Applied to robotics, this translates into a generator that produces valid arm configurations without explicit collision checking at test time. The model learns the shape of the free configuration space from data alone, achieving 96.2% collision-free accuracy compared to 65.6% for random sampling.

The implementation is minimal: an MLP with sinusoidal time conditioning, trained for 100k steps on an MSE loss. Sampling is a 100-step Euler integration — deterministic, fast, and parallelizable.

For higher-dimensional configuration spaces or more complex obstacle geometries, the same framework applies — you’d just need a larger network, more training data, and potentially a more expressive architecture (U-Nets or transformers instead of an MLP). The underlying math stays the same.

Glossary

Configuration Space (C-space): The space of all possible joint angle combinations for a robot. For a 2-link arm, C-space is \((\theta_1, \theta_2) \in [-\pi, \pi]^2\). Obstacles in the workspace carve out forbidden regions in C-space.

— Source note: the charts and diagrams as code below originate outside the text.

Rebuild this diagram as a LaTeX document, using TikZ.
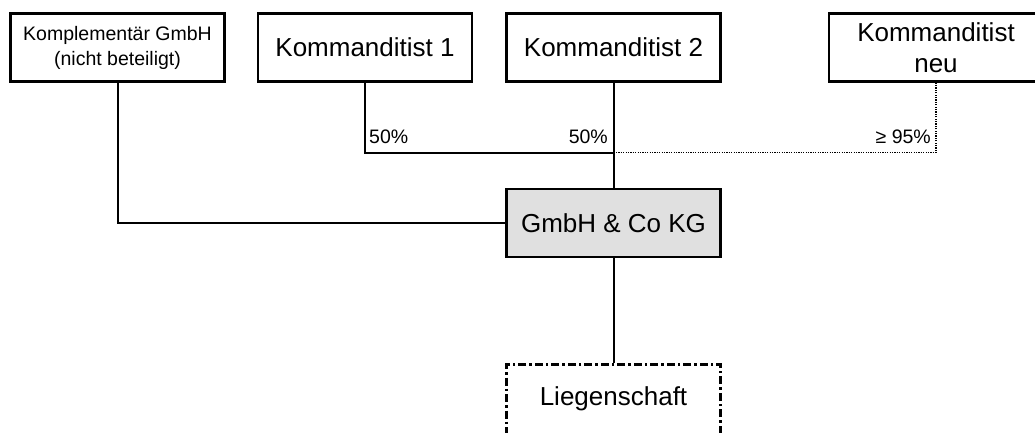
\documentclass[tikz,border=0pt]{standalone}
\usepackage{fontspec}
\setmainfont{Liberation Sans}
\definecolor{kgfill}{HTML}{E0E0E0}
\begin{document}
\begin{tikzpicture}[x=1pt,y=-1pt,
  box/.style={draw=black,line width=2.2pt,minimum width=214pt,minimum height=68pt,
    inner sep=0pt,align=center,font=\fontsize{26}{31}\selectfont},
  smallbox/.style={box,font=\fontsize{19.5}{25}\selectfont},
  share/.style={inner sep=0pt,font=\fontsize{19.5}{23}\selectfont},
  link/.style={line width=2pt},
  newlink/.style={line width=1.2pt,dash pattern=on 1.3pt off 1.1pt},
  plot/.style={draw=black,line width=3pt,dash pattern=on 8pt off 3pt on 2.5pt off 3pt,
    minimum width=214pt,minimum height=70pt,inner sep=0pt,font=\fontsize{26}{31}\selectfont}]
\clip (0,0) rectangle (1035,432);
% partners
\node[smallbox] (kompl) at (117.5,47.5) {Komplementär GmbH\\(nicht beteiligt)};
\node[box] (k1) at (365,47.5) {Kommanditist 1};
\node[box] (k2) at (613.5,47.5) {Kommanditist 2};
\node[box] (kneu) at (936,47.5) {Kommanditist\\neu};
% partnership and property
\node[box,fill=kgfill] (kg) at (613.5,223) {GmbH \& Co KG};
\node[plot] (lieg) at (613.5,399) {Liegenschaft};
% connectors
\coordinate (j) at (613.5,152.5);
\draw[newlink] (j) -| (kneu.south);
\draw[link] (kompl.south) |- (kg.west);
\draw[link] (k1.south) |- (j);
\draw[link] (k2.south) -- (kg.north);
\draw[link] (kg.south) -- (lieg.north);
% shares
\node[share,anchor=base west] (s1) at (369,143) {50\%};
\node[share,anchor=base east] (s2) at (608,143) {50\%};
\node[share,anchor=base east] (s3) at (931,143) {≥ 95\%};
\end{tikzpicture}
\end{document}
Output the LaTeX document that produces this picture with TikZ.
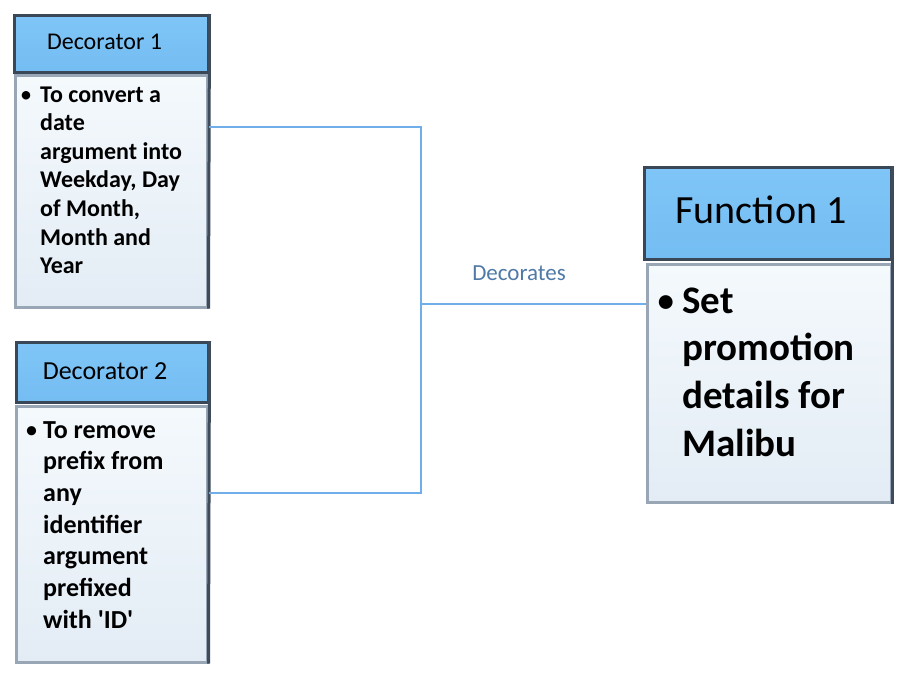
\documentclass[tikz,border=0pt]{standalone}
\usepackage{fontspec}
\setmainfont{Carlito}[Ligatures=TeXOff]
\definecolor{hdrfill}{HTML}{7FC5F7}
\definecolor{hdrfillb}{HTML}{74BDF2}
\definecolor{hdrborder}{HTML}{3A4756}
\definecolor{bodytop}{HTML}{F4F9FC}
\definecolor{bodybot}{HTML}{E3ECF5}
\definecolor{bodyborder}{HTML}{98A6B6}
\definecolor{edgedark}{HTML}{3E4B5A}
\definecolor{conncol}{HTML}{6FAEE8}
\definecolor{labcol}{HTML}{4F79A6}
\newcommand{\firstbase}[1]{\begin{tabular}[t]{@{}l@{}}#1\end{tabular}}
\tikzset{
  hdr/.style={draw=hdrborder, line width=2.5pt, top color=hdrfill, bottom color=hdrfillb, inner sep=0pt, anchor=north west},
  bodybox/.style={draw=bodyborder, line width=2.5pt, top color=bodytop, bottom color=bodybot, inner sep=0pt, anchor=north west},
  edge/.style={draw=edgedark, line width=3pt},
  conn/.style={draw=conncol, line width=1.2pt},
  btext/.style={anchor=base west, inner sep=0pt},
}
\begin{document}
\begin{tikzpicture}[x=1pt,y=-1pt]
\useasboundingbox (0,0) rectangle (899,672);
% Decorator 1
\node[hdr, minimum width=194pt, minimum height=57pt] (h1) at (13,14) {};
\node[font=\fontsize{24}{29}\selectfont] (h1t) at (104.5,42) {Decorator 1};
\node[bodybox, minimum width=192pt, minimum height=232pt] (b1) at (14,74) {};
\draw[edge] (h1.north east) -- (b1.south east);
\node[btext, font=\fontsize{24}{28.6}\selectfont] (bu1) at (20,102) {\textbullet};
\node[btext, font=\fontsize{24}{28.6}\selectfont\bfseries] (t1) at (40,102) {\firstbase{To convert a\\date\\argument into\\Weekday, Day\\of Month,\\Month and\\Year}};
% Decorator 2
\node[hdr, minimum width=192pt, minimum height=60pt] (h2) at (15,341) {};
\node[font=\fontsize{26}{31}\selectfont] (h2t) at (105,371) {Decorator 2};
\node[bodybox, minimum width=191pt, minimum height=256pt] (b2) at (15,405) {};
\draw[edge] (h2.north east) -- (b2.south east);
\node[btext, font=\fontsize{26}{31.7}\selectfont] (bu2) at (25,438) {\textbullet};
\node[btext, font=\fontsize{26}{31.7}\selectfont\bfseries] (t2) at (43,438) {\firstbase{To remove\\prefix from\\any\\identifier\\argument\\prefixed\\with 'ID'}};
% Function 1
\node[hdr, minimum width=247pt, minimum height=92pt] (hf) at (643,166) {};
\node[font=\fontsize{40}{48}\selectfont] (hft) at (761,210) {Function 1};
\node[bodybox, minimum width=244pt, minimum height=238pt] (bf) at (646,263) {};
\draw[edge] (hf.north east) -- (bf.south east);
\node[btext, font=\fontsize{39}{47.7}\selectfont] (buf) at (656,313) {\textbullet};
\node[btext, font=\fontsize{39}{47.7}\selectfont\bfseries] (tf) at (682,313) {\firstbase{Set\\promotion\\details for\\Malibu}};
% connectors
\coordinate (j) at (421,304);
\draw[conn] (b1.north east) ++(0,53) -| (j);
\draw[conn] (b2.north east) ++(0,88) -| (j);
\draw[conn] (j) -- (j -| bf.west);
\node[text=labcol, font=\fontsize{23}{27}\selectfont] (lab) at (519,273) {Decorates};
\end{tikzpicture}
\end{document}
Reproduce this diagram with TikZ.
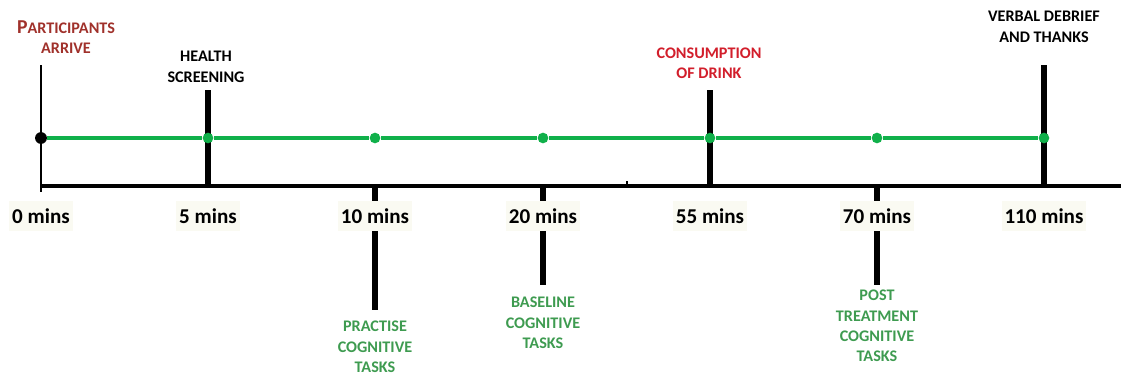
\documentclass[tikz,border=0pt]{standalone}
\usepackage{fontspec}
\setmainfont{Carlito}
\usetikzlibrary{positioning}
\definecolor{ArriveRed}{HTML}{A0312B}
\definecolor{DrinkRed}{HTML}{D21E2B}
\definecolor{TaskGreen}{HTML}{3E9B50}
\definecolor{LineGreen}{HTML}{10B04A}
\definecolor{TimeBox}{HTML}{FAFAF2}

\tikzset{
  bar/.style={line width=4.4pt},
  dot/.style={circle, fill=LineGreen, inner sep=0pt, minimum size=7.6pt},
  timelabel/.style={fill=TimeBox, inner xsep=2pt, minimum height=21pt,
    font=\fontsize{15}{18}\selectfont\bfseries},
  toplabel/.style={align=center, font=\fontsize{11.5}{14.5}\selectfont\bfseries},
  tasklabel/.style={toplabel, text=TaskGreen}
}

\begin{document}
\begin{tikzpicture}[x=0.025cm, y=-0.025cm]
    \useasboundingbox (0,0) rectangle (1121,376);

    % ends of the bars
    \coordinate (top0) at (41,65);
    \coordinate (foot0) at (41,192);
    \coordinate (top5) at (208,90);
    \coordinate (top55) at (710,90);
    \coordinate (top110) at (1044,65);
    \coordinate (low10) at (375,310);
    \coordinate (low20) at (543,285);
    \coordinate (low70) at (877,285);
    \coordinate (axisL) at (41,186);
    \coordinate (axisR) at (1121,186);
    \coordinate (ax5) at (208,186);
    \coordinate (ax10) at (375,186);
    \coordinate (ax20) at (543,186);
    \coordinate (ax55) at (710,186);
    \coordinate (ax70) at (877,186);
    \coordinate (ax110) at (1044,186);
    \coordinate (nickTop) at (627,181);
    \coordinate (nickFoot) at (627,186);

    \draw[line width=2pt] (top0) -- (foot0);
    \draw[bar] (top5) -- (ax5);
    \draw[bar] (top55) -- (ax55);
    \draw[bar] (top110) -- (ax110);
    \draw[bar] (ax10) -- (low10);
    \draw[bar] (ax20) -- (low20);
    \draw[bar] (ax70) -- (low70);
    \draw[line width=2.4pt] (axisL) -- (axisR);
    \draw[line width=1pt] (nickTop) -- (nickFoot);

    % green track and its points
    \node[circle, fill=black, inner sep=0pt, minimum size=8.4pt] (m0) at (41,138) {};
    \node[dot] (m5) at (208,138) {};
    \node[dot] (m10) at (375,138) {};
    \node[dot] (m20) at (543,138) {};
    \node[dot] (m55) at (710,138) {};
    \node[dot] (m70) at (877,138) {};
    \node[dot] (m110) at (1044,138) {};
    \draw[LineGreen, line width=2.3pt] (m0) -- (m5) -- (m10) -- (m20) -- (m55) -- (m70) -- (m110);

    % times
    \node[timelabel] (t0) at (41,216) {0 mins};
    \node[timelabel] (t5) at (208,216) {5 mins};
    \node[timelabel] (t10) at (375,216) {10 mins};
    \node[timelabel] (t20) at (543,216) {20 mins};
    \node[timelabel] (t55) at (710,216) {55 mins};
    \node[timelabel] (t70) at (877,216) {70 mins};
    \node[timelabel] (t110) at (1044,216) {110 mins};

    % events
    \node[toplabel, text=ArriveRed] (arrive) at (66,37)
      {{\fontsize{14}{14.5}\selectfont P}ARTICIPANTS\\ARRIVE};
    \node[toplabel] (health) at (206,67) {HEALTH\\SCREENING};
    \node[toplabel, text=DrinkRed] (drink) at (709,63) {CONSUMPTION\\OF DRINK};
    \node[toplabel] (debrief) at (1044,27) {VERBAL DEBRIEF\\AND THANKS};
    \node[tasklabel] (practise) at (375,347) {PRACTISE\\COGNITIVE\\TASKS};
    \node[tasklabel] (baseline) at (543,323) {BASELINE\\COGNITIVE\\TASKS};
    \node[tasklabel] (post) at (877,326) {POST\\TREATMENT\\COGNITIVE\\TASKS};
  \end{tikzpicture}
\end{document}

Flow Matching: A generative modeling framework that learns a velocity field defining an ODE from a simple source distribution (Gaussian noise) to a target data distribution. Training uses straight-line conditional interpolation paths.

Conditional Flow Matching (CFM): The tractable version of the flow matching objective. Instead of computing intractable marginal quantities, it conditions on specific noise-data pairs and regresses on their straight-line velocity \(x_1 - x_0\).

Euler Integration: A first-order numerical method for solving ODEs. Given \(\frac{dx}{dt} = v(x, t)\), the update is \(x_{t+\Delta t} = x_t + \Delta t \cdot v(x_t, t)\). Simple but effective for smooth velocity fields.

Sinusoidal Time Embedding: A technique borrowed from transformer positional encodings. Maps a scalar \(t \in [0, 1]\) to a high-dimensional vector using sine and cosine functions at different frequencies, giving the network a rich representation of time.